'''

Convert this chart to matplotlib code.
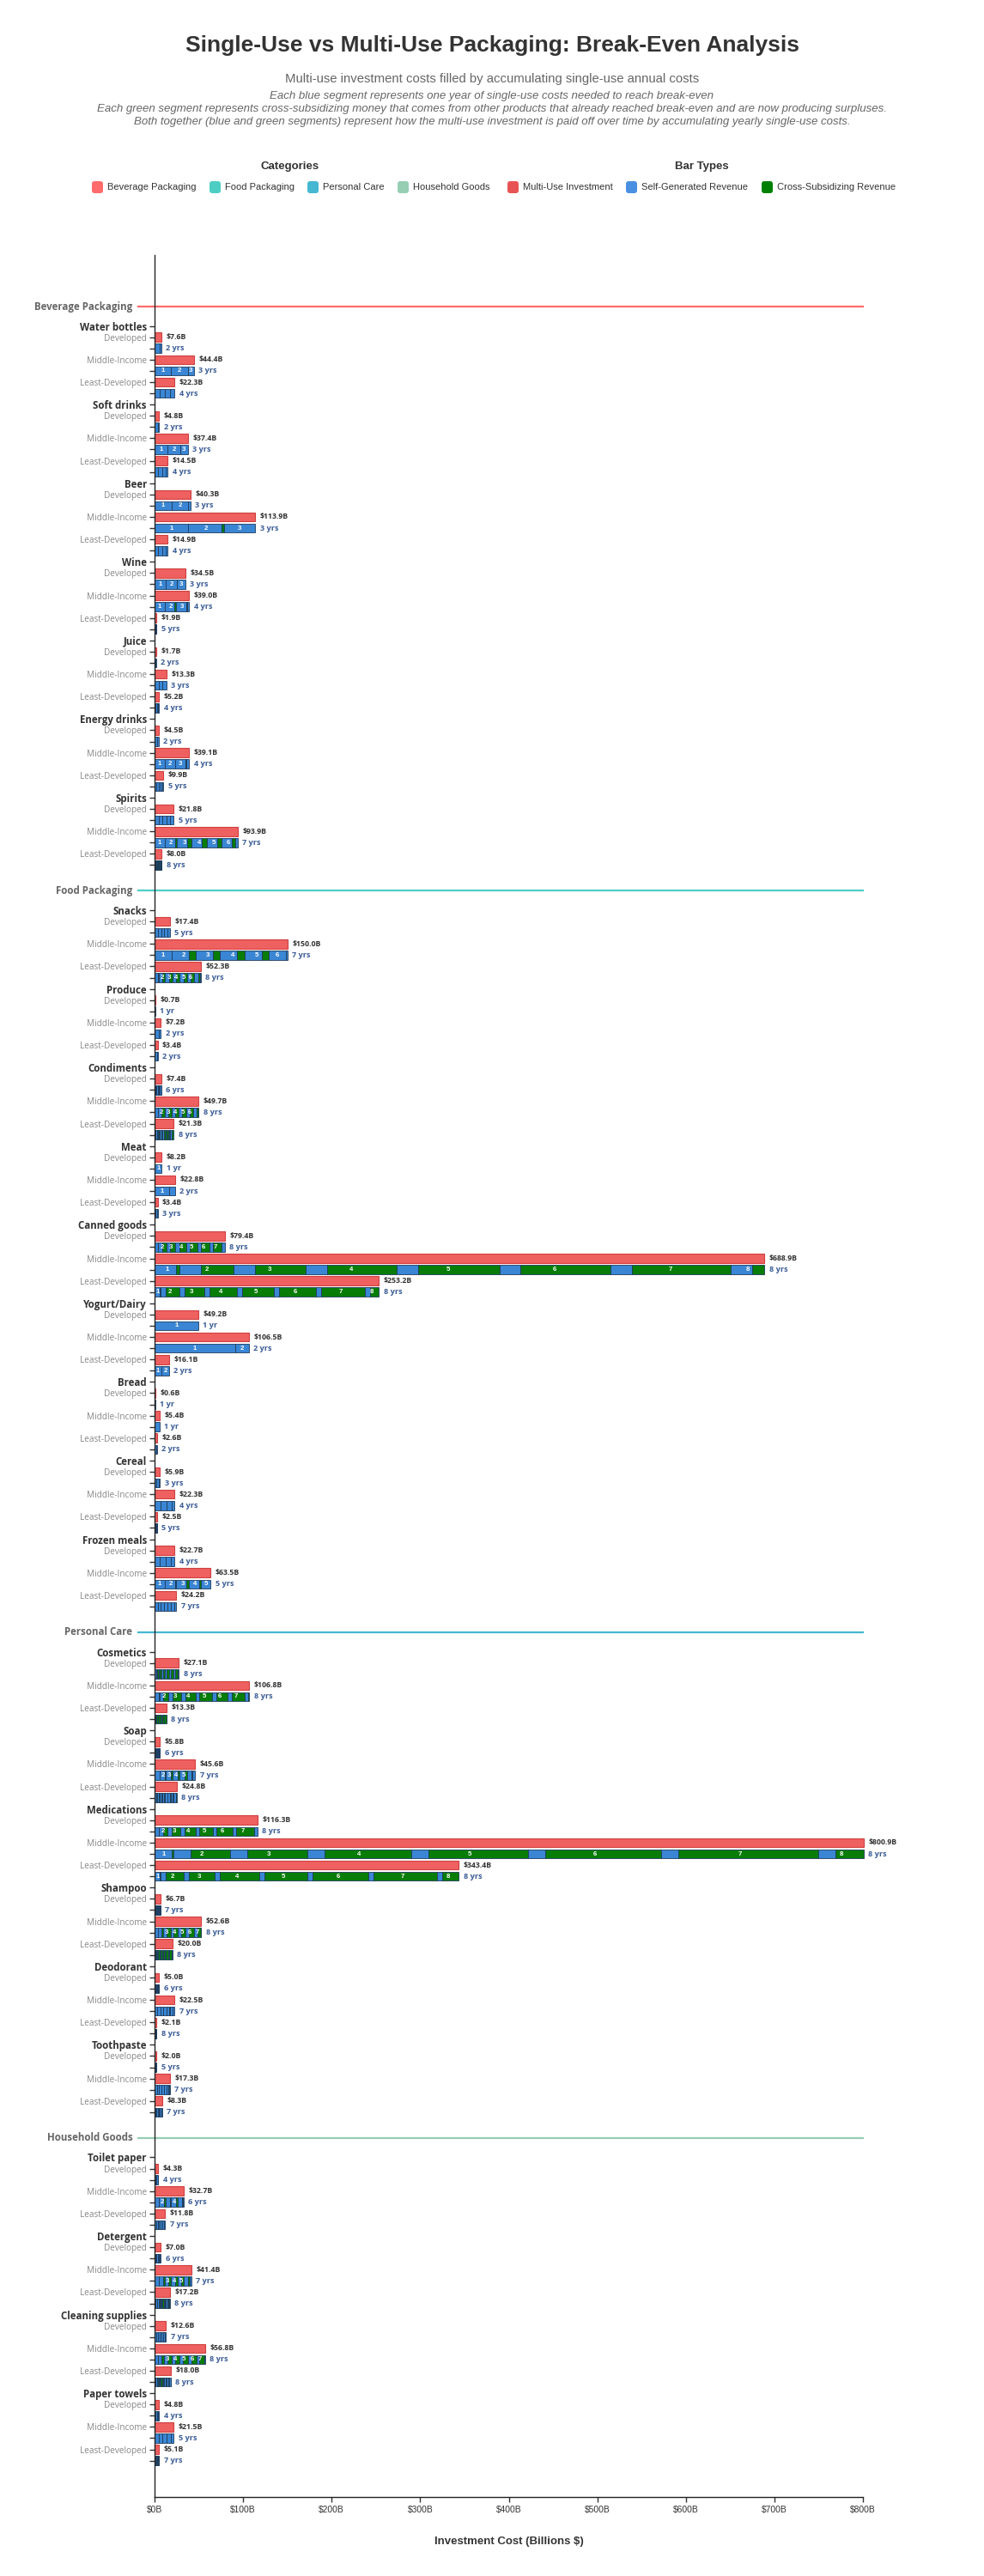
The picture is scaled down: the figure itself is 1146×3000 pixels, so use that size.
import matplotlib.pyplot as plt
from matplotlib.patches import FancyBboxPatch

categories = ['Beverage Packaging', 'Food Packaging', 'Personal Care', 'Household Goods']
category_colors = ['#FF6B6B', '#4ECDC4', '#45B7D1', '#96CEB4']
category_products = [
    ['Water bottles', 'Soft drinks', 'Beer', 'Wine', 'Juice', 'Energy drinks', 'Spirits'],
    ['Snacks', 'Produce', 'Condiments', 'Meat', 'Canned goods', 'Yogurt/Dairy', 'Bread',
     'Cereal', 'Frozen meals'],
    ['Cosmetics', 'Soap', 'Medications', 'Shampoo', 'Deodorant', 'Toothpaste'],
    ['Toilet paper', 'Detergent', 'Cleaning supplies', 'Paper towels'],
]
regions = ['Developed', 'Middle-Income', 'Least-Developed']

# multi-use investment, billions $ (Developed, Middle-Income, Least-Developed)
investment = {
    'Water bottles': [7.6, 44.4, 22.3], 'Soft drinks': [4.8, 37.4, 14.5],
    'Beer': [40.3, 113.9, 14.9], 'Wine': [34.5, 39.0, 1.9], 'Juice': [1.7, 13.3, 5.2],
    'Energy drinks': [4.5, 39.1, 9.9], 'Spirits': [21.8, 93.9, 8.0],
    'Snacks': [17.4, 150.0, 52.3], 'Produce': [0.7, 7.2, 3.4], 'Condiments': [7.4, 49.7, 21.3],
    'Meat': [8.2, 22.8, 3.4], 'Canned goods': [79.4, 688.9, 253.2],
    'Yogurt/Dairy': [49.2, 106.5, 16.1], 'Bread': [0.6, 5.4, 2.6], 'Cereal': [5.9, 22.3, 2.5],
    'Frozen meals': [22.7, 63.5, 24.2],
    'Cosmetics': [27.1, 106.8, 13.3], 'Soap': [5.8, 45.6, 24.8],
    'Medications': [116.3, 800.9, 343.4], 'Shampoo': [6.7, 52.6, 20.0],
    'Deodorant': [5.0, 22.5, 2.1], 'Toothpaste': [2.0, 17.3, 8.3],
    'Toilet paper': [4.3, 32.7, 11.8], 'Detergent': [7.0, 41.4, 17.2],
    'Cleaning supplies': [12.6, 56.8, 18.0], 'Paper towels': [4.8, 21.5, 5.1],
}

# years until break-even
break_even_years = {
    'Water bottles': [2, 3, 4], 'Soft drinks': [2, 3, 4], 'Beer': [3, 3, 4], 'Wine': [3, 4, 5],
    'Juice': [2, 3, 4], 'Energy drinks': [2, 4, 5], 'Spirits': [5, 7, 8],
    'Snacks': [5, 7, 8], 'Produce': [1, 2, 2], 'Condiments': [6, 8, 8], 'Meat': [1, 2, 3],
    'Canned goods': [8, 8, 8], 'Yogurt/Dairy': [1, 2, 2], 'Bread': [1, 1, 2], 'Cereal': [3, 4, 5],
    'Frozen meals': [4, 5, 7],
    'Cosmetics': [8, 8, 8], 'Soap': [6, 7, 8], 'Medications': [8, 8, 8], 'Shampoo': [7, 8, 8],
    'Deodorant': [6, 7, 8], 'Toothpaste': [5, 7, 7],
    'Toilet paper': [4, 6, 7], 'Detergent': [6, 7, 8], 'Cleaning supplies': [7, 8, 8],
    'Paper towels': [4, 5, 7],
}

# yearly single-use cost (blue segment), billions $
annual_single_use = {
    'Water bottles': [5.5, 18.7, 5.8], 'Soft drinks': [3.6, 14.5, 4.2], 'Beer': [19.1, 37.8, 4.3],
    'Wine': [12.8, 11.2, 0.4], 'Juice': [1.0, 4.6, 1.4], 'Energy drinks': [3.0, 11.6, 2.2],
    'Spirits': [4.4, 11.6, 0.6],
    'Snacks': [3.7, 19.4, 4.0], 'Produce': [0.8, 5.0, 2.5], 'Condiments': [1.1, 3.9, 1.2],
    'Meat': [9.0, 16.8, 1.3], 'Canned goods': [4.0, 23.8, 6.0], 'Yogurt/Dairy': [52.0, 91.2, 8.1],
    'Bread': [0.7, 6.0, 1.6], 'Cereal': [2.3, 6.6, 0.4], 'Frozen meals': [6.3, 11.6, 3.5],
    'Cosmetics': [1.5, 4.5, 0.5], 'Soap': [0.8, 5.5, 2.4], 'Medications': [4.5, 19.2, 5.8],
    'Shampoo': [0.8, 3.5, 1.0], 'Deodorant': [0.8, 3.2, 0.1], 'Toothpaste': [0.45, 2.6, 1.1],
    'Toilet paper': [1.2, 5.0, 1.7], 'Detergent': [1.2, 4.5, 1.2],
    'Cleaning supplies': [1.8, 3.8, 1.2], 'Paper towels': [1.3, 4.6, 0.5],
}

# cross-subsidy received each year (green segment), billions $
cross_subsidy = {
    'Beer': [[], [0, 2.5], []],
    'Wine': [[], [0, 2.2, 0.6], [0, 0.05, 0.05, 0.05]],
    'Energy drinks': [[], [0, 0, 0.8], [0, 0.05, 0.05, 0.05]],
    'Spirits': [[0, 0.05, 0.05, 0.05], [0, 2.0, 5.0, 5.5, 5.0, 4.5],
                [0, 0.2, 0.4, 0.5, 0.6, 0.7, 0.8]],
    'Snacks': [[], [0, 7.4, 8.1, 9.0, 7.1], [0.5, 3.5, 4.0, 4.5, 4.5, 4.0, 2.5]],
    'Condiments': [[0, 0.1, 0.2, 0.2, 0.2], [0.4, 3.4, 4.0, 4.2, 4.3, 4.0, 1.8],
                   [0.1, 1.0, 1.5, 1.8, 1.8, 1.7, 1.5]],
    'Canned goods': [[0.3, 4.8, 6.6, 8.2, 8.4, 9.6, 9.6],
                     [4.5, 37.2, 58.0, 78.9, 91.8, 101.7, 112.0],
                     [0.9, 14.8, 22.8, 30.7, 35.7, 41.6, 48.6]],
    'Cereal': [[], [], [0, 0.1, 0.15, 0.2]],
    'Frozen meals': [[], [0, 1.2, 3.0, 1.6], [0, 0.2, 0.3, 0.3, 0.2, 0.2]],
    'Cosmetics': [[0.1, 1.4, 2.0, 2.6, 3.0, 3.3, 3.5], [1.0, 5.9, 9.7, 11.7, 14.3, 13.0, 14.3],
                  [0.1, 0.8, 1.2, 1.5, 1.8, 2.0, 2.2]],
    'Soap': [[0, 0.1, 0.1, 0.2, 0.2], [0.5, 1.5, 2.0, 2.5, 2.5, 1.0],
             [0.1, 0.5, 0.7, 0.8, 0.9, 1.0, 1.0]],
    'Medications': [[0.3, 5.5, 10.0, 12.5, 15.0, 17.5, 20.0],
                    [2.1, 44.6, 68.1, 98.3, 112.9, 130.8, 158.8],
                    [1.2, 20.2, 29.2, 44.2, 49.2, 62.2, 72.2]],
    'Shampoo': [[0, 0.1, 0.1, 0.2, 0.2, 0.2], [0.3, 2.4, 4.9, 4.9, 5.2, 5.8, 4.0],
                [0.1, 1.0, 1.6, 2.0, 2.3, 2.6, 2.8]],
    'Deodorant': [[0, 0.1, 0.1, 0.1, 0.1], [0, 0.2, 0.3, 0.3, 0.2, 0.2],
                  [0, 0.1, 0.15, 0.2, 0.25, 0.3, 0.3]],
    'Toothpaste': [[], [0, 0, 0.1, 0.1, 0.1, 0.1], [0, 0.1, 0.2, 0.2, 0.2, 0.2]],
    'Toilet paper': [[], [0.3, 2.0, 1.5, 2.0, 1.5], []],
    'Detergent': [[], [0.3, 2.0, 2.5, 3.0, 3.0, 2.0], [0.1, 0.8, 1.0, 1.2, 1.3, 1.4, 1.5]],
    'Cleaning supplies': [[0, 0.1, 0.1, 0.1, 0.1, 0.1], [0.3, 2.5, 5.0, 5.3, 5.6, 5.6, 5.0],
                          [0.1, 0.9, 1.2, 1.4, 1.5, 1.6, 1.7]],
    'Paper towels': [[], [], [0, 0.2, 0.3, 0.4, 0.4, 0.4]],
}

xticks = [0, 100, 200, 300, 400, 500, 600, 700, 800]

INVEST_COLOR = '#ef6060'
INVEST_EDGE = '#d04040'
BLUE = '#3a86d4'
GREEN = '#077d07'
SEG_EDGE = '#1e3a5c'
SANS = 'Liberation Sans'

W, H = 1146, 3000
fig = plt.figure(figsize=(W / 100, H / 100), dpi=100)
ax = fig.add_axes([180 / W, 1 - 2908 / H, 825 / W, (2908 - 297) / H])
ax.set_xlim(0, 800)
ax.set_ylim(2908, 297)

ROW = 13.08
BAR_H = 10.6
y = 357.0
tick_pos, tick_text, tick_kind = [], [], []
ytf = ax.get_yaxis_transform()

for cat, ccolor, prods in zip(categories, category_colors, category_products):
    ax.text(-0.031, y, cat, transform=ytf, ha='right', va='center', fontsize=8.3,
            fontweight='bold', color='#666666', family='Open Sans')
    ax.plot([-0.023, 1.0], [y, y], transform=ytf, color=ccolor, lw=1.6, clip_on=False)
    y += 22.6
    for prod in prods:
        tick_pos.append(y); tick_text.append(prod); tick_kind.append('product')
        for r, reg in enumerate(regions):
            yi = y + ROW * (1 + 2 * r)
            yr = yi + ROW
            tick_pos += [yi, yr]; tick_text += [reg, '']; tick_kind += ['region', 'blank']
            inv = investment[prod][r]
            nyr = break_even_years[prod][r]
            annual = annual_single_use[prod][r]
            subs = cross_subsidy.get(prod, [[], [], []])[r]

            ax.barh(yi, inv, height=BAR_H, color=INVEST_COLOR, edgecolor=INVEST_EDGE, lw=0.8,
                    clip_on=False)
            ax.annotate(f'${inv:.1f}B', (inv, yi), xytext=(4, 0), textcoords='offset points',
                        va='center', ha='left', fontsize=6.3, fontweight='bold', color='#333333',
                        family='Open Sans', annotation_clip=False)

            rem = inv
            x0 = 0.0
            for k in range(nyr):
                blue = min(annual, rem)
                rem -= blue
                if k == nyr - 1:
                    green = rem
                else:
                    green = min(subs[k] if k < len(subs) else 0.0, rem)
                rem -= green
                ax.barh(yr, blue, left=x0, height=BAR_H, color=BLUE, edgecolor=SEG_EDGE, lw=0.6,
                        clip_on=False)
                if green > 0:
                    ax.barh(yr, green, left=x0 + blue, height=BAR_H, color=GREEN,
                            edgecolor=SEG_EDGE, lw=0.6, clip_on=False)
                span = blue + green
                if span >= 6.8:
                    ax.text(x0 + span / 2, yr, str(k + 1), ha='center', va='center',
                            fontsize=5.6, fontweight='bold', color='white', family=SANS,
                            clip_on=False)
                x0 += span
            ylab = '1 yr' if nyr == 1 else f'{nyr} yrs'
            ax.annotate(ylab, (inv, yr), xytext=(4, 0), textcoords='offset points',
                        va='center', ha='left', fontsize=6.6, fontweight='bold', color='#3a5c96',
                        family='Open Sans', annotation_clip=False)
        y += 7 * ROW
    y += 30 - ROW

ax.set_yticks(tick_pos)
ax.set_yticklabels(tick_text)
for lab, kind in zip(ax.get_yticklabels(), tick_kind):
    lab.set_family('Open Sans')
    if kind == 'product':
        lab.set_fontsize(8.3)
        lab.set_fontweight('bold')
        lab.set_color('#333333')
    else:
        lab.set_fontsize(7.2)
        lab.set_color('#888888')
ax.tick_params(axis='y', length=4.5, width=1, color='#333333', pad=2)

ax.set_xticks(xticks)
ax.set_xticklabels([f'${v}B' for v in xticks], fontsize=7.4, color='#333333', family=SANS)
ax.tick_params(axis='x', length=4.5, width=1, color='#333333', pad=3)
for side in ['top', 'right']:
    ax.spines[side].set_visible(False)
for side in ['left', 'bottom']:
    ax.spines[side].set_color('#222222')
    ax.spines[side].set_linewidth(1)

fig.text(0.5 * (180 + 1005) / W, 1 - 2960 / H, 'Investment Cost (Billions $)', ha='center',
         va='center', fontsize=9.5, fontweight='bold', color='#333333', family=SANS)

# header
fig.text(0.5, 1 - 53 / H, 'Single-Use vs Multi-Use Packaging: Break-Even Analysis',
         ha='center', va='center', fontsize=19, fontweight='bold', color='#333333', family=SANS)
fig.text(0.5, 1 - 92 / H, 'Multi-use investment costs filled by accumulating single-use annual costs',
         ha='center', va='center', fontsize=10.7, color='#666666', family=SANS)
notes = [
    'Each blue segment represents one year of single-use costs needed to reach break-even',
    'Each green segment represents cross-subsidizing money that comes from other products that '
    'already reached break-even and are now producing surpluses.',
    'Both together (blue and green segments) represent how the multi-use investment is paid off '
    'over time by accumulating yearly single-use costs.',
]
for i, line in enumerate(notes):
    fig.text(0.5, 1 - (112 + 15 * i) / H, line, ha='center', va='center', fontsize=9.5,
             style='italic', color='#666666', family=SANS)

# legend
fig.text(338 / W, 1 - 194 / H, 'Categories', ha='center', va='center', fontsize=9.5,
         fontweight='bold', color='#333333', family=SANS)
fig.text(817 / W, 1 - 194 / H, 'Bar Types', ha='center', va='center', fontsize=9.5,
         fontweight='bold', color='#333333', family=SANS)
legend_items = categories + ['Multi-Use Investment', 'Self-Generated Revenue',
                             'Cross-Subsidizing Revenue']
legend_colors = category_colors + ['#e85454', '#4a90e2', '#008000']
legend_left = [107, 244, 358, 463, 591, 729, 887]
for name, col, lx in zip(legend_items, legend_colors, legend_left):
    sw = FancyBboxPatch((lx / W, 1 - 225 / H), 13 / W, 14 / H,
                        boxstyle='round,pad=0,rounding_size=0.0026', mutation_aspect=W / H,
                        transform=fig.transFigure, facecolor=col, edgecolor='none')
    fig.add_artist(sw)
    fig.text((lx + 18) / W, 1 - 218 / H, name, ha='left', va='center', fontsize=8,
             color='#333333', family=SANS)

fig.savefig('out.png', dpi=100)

'''

# Requirements
Restate the material word for word from its first line through the line containing "from matplotlib.patches import FancyBboxPatch", both included; the pictures do not belong in it.

# Exercise response
Convert this chart to matplotlib code.
The picture is scaled down: the figure itself is 1146×3000 pixels, so use that size.
import matplotlib.pyplot as plt
from matplotlib.patches import FancyBboxPatch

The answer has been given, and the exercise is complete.